# Data:
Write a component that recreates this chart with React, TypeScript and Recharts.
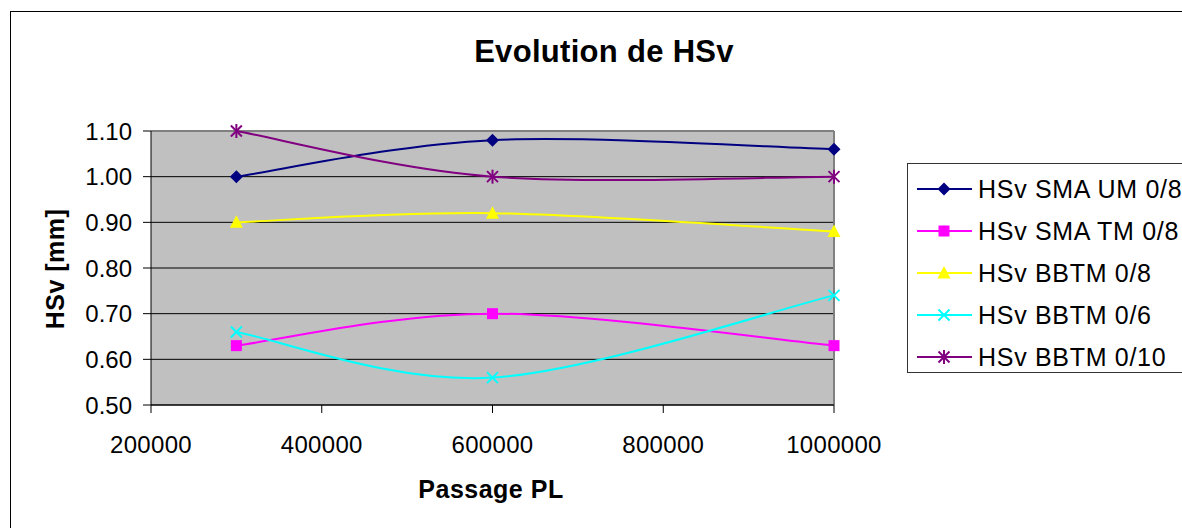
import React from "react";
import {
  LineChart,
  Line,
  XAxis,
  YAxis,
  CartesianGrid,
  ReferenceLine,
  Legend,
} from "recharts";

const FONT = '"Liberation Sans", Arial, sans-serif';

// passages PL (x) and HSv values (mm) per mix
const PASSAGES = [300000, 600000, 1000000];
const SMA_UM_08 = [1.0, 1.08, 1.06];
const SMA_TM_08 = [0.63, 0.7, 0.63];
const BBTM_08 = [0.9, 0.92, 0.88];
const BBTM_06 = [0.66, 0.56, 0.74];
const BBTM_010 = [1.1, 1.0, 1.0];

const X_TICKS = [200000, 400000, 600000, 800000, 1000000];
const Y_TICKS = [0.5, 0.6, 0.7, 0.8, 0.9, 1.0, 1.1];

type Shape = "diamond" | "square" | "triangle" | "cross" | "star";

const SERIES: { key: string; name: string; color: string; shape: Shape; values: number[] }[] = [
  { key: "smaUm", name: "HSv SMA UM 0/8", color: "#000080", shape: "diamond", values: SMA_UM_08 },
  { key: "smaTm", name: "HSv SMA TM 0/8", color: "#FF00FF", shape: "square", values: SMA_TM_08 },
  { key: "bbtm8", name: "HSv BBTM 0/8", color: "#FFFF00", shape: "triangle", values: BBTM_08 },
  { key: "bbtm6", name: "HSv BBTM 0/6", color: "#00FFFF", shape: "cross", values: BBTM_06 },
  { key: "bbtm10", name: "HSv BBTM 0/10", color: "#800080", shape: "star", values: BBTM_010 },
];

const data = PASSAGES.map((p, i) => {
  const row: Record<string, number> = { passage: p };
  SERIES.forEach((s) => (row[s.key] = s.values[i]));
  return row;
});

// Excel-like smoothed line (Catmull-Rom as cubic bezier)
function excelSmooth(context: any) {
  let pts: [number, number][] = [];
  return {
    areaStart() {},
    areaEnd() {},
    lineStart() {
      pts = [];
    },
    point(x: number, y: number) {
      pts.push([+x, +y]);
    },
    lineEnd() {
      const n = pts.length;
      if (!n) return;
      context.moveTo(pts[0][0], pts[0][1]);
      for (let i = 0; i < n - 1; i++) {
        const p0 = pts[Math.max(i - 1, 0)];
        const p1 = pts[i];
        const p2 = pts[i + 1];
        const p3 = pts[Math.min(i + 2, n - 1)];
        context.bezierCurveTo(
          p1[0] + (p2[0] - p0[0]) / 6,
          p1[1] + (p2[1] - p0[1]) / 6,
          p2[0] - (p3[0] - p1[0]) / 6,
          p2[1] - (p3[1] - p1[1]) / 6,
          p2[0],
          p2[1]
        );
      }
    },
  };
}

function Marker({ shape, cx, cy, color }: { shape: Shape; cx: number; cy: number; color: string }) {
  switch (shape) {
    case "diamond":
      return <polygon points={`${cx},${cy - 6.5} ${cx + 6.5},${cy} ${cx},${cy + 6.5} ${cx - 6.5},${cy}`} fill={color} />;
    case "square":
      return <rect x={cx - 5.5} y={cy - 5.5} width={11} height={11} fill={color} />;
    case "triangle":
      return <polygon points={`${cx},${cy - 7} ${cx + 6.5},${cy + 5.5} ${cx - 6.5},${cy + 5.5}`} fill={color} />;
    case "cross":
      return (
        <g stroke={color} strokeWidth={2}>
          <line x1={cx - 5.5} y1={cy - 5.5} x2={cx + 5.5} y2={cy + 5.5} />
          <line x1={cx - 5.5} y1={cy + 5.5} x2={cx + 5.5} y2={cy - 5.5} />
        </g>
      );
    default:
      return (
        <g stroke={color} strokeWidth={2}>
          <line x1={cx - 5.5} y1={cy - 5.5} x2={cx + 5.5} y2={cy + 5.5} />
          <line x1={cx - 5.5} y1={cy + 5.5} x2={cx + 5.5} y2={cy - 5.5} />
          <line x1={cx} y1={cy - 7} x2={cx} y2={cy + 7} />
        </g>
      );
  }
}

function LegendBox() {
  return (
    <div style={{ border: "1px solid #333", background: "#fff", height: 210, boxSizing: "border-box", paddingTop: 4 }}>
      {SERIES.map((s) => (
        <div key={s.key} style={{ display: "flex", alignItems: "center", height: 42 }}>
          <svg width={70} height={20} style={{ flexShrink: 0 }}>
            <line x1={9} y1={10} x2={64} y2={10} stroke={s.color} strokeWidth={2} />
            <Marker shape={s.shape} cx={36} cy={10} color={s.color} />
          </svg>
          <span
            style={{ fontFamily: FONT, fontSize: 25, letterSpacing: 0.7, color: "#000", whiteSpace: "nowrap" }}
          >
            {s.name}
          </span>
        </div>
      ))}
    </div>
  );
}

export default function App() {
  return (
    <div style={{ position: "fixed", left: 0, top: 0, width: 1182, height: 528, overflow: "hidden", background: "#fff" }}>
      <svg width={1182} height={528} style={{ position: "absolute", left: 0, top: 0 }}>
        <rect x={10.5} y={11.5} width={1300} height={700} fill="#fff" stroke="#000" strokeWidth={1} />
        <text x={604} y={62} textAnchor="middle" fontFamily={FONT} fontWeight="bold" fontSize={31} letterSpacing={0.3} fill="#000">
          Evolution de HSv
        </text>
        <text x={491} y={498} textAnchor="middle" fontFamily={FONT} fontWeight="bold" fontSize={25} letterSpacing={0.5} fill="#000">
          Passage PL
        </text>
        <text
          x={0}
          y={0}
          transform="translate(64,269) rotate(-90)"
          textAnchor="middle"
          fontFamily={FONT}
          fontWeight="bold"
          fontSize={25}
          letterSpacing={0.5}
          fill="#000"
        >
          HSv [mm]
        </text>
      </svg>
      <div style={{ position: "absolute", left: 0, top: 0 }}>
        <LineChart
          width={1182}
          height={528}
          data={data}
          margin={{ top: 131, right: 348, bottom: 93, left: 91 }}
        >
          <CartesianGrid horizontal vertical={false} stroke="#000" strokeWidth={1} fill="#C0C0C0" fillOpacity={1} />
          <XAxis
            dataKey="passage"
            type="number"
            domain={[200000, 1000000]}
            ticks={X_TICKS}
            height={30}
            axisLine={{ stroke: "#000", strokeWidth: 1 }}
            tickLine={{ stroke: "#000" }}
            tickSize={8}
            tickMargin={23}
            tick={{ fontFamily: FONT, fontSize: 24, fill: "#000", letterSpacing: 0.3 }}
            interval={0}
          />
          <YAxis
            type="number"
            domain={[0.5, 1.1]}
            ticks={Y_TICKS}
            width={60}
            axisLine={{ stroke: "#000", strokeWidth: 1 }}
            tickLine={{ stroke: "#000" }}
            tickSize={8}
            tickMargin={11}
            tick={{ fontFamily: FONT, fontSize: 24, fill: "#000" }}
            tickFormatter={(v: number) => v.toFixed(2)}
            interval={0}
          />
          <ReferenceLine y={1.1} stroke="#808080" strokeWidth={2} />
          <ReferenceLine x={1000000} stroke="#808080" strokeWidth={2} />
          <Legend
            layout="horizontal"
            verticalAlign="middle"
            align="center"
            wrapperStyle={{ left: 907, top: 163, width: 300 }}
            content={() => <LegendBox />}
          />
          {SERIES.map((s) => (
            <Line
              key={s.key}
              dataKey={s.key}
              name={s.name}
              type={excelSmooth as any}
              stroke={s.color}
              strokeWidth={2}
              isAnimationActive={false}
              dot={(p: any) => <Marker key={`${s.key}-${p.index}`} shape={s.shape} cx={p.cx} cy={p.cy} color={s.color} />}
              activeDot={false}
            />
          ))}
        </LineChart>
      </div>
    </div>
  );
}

# What you will do:
Repeat the data above exactly, but not the pictures.

# Worked answer:
Write a component that recreates this chart with React, TypeScript and Recharts.
import React from "react";
import {
  LineChart,
  Line,
  XAxis,
  YAxis,
  CartesianGrid,
  ReferenceLine,
  Legend,
} from "recharts";

const FONT = '"Liberation Sans", Arial, sans-serif';

// passages PL (x) and HSv values (mm) per mix
const PASSAGES = [300000, 600000, 1000000];
const SMA_UM_08 = [1.0, 1.08, 1.06];
const SMA_TM_08 = [0.63, 0.7, 0.63];
const BBTM_08 = [0.9, 0.92, 0.88];
const BBTM_06 = [0.66, 0.56, 0.74];
const BBTM_010 = [1.1, 1.0, 1.0];

const X_TICKS = [200000, 400000, 600000, 800000, 1000000];
const Y_TICKS = [0.5, 0.6, 0.7, 0.8, 0.9, 1.0, 1.1];

type Shape = "diamond" | "square" | "triangle" | "cross" | "star";

const SERIES: { key: string; name: string; color: string; shape: Shape; values: number[] }[] = [
  { key: "smaUm", name: "HSv SMA UM 0/8", color: "#000080", shape: "diamond", values: SMA_UM_08 },
  { key: "smaTm", name: "HSv SMA TM 0/8", color: "#FF00FF", shape: "square", values: SMA_TM_08 },
  { key: "bbtm8", name: "HSv BBTM 0/8", color: "#FFFF00", shape: "triangle", values: BBTM_08 },
  { key: "bbtm6", name: "HSv BBTM 0/6", color: "#00FFFF", shape: "cross", values: BBTM_06 },
  { key: "bbtm10", name: "HSv BBTM 0/10", color: "#800080", shape: "star", values: BBTM_010 },
];

const data = PASSAGES.map((p, i) => {
  const row: Record<string, number> = { passage: p };
  SERIES.forEach((s) => (row[s.key] = s.values[i]));
  return row;
});

// Excel-like smoothed line (Catmull-Rom as cubic bezier)
function excelSmooth(context: any) {
  let pts: [number, number][] = [];
  return {
    areaStart() {},
    areaEnd() {},
    lineStart() {
      pts = [];
    },
    point(x: number, y: number) {
      pts.push([+x, +y]);
    },
    lineEnd() {
      const n = pts.length;
      if (!n) return;
      context.moveTo(pts[0][0], pts[0][1]);
      for (let i = 0; i < n - 1; i++) {
        const p0 = pts[Math.max(i - 1, 0)];
        const p1 = pts[i];
        const p2 = pts[i + 1];
        const p3 = pts[Math.min(i + 2, n - 1)];
        context.bezierCurveTo(
          p1[0] + (p2[0] - p0[0]) / 6,
          p1[1] + (p2[1] - p0[1]) / 6,
          p2[0] - (p3[0] - p1[0]) / 6,
          p2[1] - (p3[1] - p1[1]) / 6,
          p2[0],
          p2[1]
        );
      }
    },
  };
}

function Marker({ shape, cx, cy, color }: { shape: Shape; cx: number; cy: number; color: string }) {
  switch (shape) {
    case "diamond":
      return <polygon points={`${cx},${cy - 6.5} ${cx + 6.5},${cy} ${cx},${cy + 6.5} ${cx - 6.5},${cy}`} fill={color} />;
    case "square":
      return <rect x={cx - 5.5} y={cy - 5.5} width={11} height={11} fill={color} />;
    case "triangle":
      return <polygon points={`${cx},${cy - 7} ${cx + 6.5},${cy + 5.5} ${cx - 6.5},${cy + 5.5}`} fill={color} />;
    case "cross":
      return (
        <g stroke={color} strokeWidth={2}>
          <line x1={cx - 5.5} y1={cy - 5.5} x2={cx + 5.5} y2={cy + 5.5} />
          <line x1={cx - 5.5} y1={cy + 5.5} x2={cx + 5.5} y2={cy - 5.5} />
        </g>
      );
    default:
      return (
        <g stroke={color} strokeWidth={2}>
          <line x1={cx - 5.5} y1={cy - 5.5} x2={cx + 5.5} y2={cy + 5.5} />
          <line x1={cx - 5.5} y1={cy + 5.5} x2={cx + 5.5} y2={cy - 5.5} />
          <line x1={cx} y1={cy - 7} x2={cx} y2={cy + 7} />
        </g>
      );
  }
}

function LegendBox() {
  return (
    <div style={{ border: "1px solid #333", background: "#fff", height: 210, boxSizing: "border-box", paddingTop: 4 }}>
      {SERIES.map((s) => (
        <div key={s.key} style={{ display: "flex", alignItems: "center", height: 42 }}>
          <svg width={70} height={20} style={{ flexShrink: 0 }}>
            <line x1={9} y1={10} x2={64} y2={10} stroke={s.color} strokeWidth={2} />
            <Marker shape={s.shape} cx={36} cy={10} color={s.color} />
          </svg>
          <span
            style={{ fontFamily: FONT, fontSize: 25, letterSpacing: 0.7, color: "#000", whiteSpace: "nowrap" }}
          >
            {s.name}
          </span>
        </div>
      ))}
    </div>
  );
}

export default function App() {
  return (
    <div style={{ position: "fixed", left: 0, top: 0, width: 1182, height: 528, overflow: "hidden", background: "#fff" }}>
      <svg width={1182} height={528} style={{ position: "absolute", left: 0, top: 0 }}>
        <rect x={10.5} y={11.5} width={1300} height={700} fill="#fff" stroke="#000" strokeWidth={1} />
        <text x={604} y={62} textAnchor="middle" fontFamily={FONT} fontWeight="bold" fontSize={31} letterSpacing={0.3} fill="#000">
          Evolution de HSv
        </text>
        <text x={491} y={498} textAnchor="middle" fontFamily={FONT} fontWeight="bold" fontSize={25} letterSpacing={0.5} fill="#000">
          Passage PL
        </text>
        <text
          x={0}
          y={0}
          transform="translate(64,269) rotate(-90)"
          textAnchor="middle"
          fontFamily={FONT}
          fontWeight="bold"
          fontSize={25}
          letterSpacing={0.5}
          fill="#000"
        >
          HSv [mm]
        </text>
      </svg>
      <div style={{ position: "absolute", left: 0, top: 0 }}>
        <LineChart
          width={1182}
          height={528}
          data={data}
          margin={{ top: 131, right: 348, bottom: 93, left: 91 }}
        >
          <CartesianGrid horizontal vertical={false} stroke="#000" strokeWidth={1} fill="#C0C0C0" fillOpacity={1} />
          <XAxis
            dataKey="passage"
            type="number"
            domain={[200000, 1000000]}
            ticks={X_TICKS}
            height={30}
            axisLine={{ stroke: "#000", strokeWidth: 1 }}
            tickLine={{ stroke: "#000" }}
            tickSize={8}
            tickMargin={23}
            tick={{ fontFamily: FONT, fontSize: 24, fill: "#000", letterSpacing: 0.3 }}
            interval={0}
          />
          <YAxis
            type="number"
            domain={[0.5, 1.1]}
            ticks={Y_TICKS}
            width={60}
            axisLine={{ stroke: "#000", strokeWidth: 1 }}
            tickLine={{ stroke: "#000" }}
            tickSize={8}
            tickMargin={11}
            tick={{ fontFamily: FONT, fontSize: 24, fill: "#000" }}
            tickFormatter={(v: number) => v.toFixed(2)}
            interval={0}
          />
          <ReferenceLine y={1.1} stroke="#808080" strokeWidth={2} />
          <ReferenceLine x={1000000} stroke="#808080" strokeWidth={2} />
          <Legend
            layout="horizontal"
            verticalAlign="middle"
            align="center"
            wrapperStyle={{ left: 907, top: 163, width: 300 }}
            content={() => <LegendBox />}
          />
          {SERIES.map((s) => (
            <Line
              key={s.key}
              dataKey={s.key}
              name={s.name}
              type={excelSmooth as any}
              stroke={s.color}
              strokeWidth={2}
              isAnimationActive={false}
              dot={(p: any) => <Marker key={`${s.key}-${p.index}`} shape={s.shape} cx={p.cx} cy={p.cy} color={s.color} />}
              activeDot={false}
            />
          ))}
        </LineChart>
      </div>
    </div>
  );
}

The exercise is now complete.